"В темноте все кошки серы". Тот, кто сказал так - не был во тьме. Она безгранична жадна и поглощает любой цвет.
С лязгом закрылись внешние двери, отгрохотали запоры, но эти звуки были слышны только тем, кто снаружи. Я, привязанный к нитке собственного тщеславия жук в бархатной черной коробке, словно оглох.
Интересно, как сюда подается воздух, ни малейшего сквознячка, но грудь сдавливает не недостаток кислорода, а обступившая меня со всех сторон жирная темнота.
Ничего, это только на семь часов. Что такое семь часов для молодого и здорового. Сейчас улягусь поудобнее на жестком полу и просплю все отпущенное мне на испытание время.
Ночь размышлений. Просто красивое выражение. О чем размышлять в пустой черной комнате, в которую не проникает ни один звук? О сданных накануне экзаменах? О будущих свершения? О том, от чего я отказался, выбрав этот путь?
"Alea jacta est".** Поэтому я использую это время для того, чтобы просто отдохнуть.
Я уселся, прислонившись к обитой чем-то мягким стене. Закрыл, наконец, ненужные здесь глаза и постарался максимально расслабиться.
Как же я мечтал выделить лишние пару часов во время сессии, чтобы поспать, но здесь сон все не приходил.
- Посчитай барашков, - говорила мне в таком случае мама.
- Посчитай и постарайся представить каждого из них.
Может мне сейчас поможет этот немудреный совет из далекого детства? Прости меня, мама. Я не оправдал твоих надежд. Ты хотела видеть меня врачом или учителем, но не к этому стремилась моя беспокойная душа.
Один баран. У него крутой лоб, большие рога и тупой взгляд маленьких глаз. Второй баран с красивой белоснежной шерстью, пожелтевшей от мочи на заду. Третий баран...
Бараны прыгают через увитый сухим плющом забор, а сон ко мне все не приходит.
Триста пятый баран приземлился с глухим стуком. Триста шестой баран зацепился копытом за край ограды и чуть не упал. Триста седьмой баран вместо того, чтобы прыгнуть, остановился возле забора и развернулся прямо ко мне. У него грустное человеческое лицо и укоризненный взгляд. Я всматриваюсь, и постепенно черты его становятся узнаваемыми. Это мой старый приятель. Мы вместе поступали в университет, учились в одной группе, жили в соседних комнатах в общежитии. Я почему-то не могу вспомнить, куда он потом пропал.

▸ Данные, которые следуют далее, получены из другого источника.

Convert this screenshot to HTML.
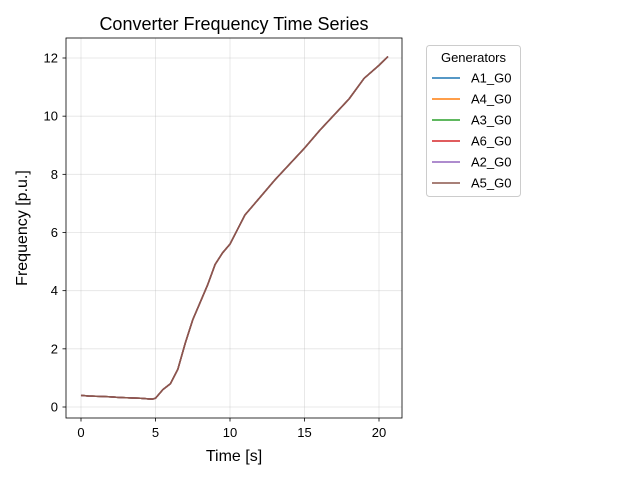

- Не можешь или не хочешь? - укоризненно говорит баран знакомым до боли голосом.
И непрошенные воспоминания потоком захлестывают меня.
- Я не хотел. Но что я мог сделать? Их было пятеро на двоих. Если бы я не вырвался и не убежал, то изуродовали бы обоих.
Но картина подонков, избивающих ногами его, моего друга, делает все эти оправдания бессмысленными. И я жалко лепечу.
- Да, я трус. Трус, а не подлец. Просто я хочу жить.
- Он тоже хотел жить.
Я поворачиваюсь и вижу сияющую юную Мадонну. Мадонну с младенцем на руках. Она протягивает его мне и повторяет:
- Он тоже хотел жить.
- Но ты же сразу знала... Я предупреждал... Целибат строг, нам нельзя жениться, у меня никогда не будет семьи. Я предупреждал тебя.
- Любовь глуха и слепа. А ты убил нашу любовь, ты убил нашего малыша, а он тоже хотел жить.
Младенец смотрит на меня моими глазами, я пытаюсь отшатнуться, но некуда. Я и так уже вжался в стену. А со всех сторон ко мне выходят призраки моих воспоминаний.
Утром они открыли все засовы, распахнули двери и вывели его, подхватив под мышки, так как колени у него подкашивались.
Главный встал напротив и посмотрел ему прямо в лицо. Оно было мокро от слез, в глазах сквозило страдание. Страдание, но не безумие.
Главный кивнул остальным и отошел.
Они повязали на его глаза полупрозрачный черный платок, возложили на побелевшую голову венец из бессмертника и вывели на свет.
Испытание окончено. У народа появился новый Экзорцист, ибо только тот, кто справился со своими демонами, сможет изгнать их и из других.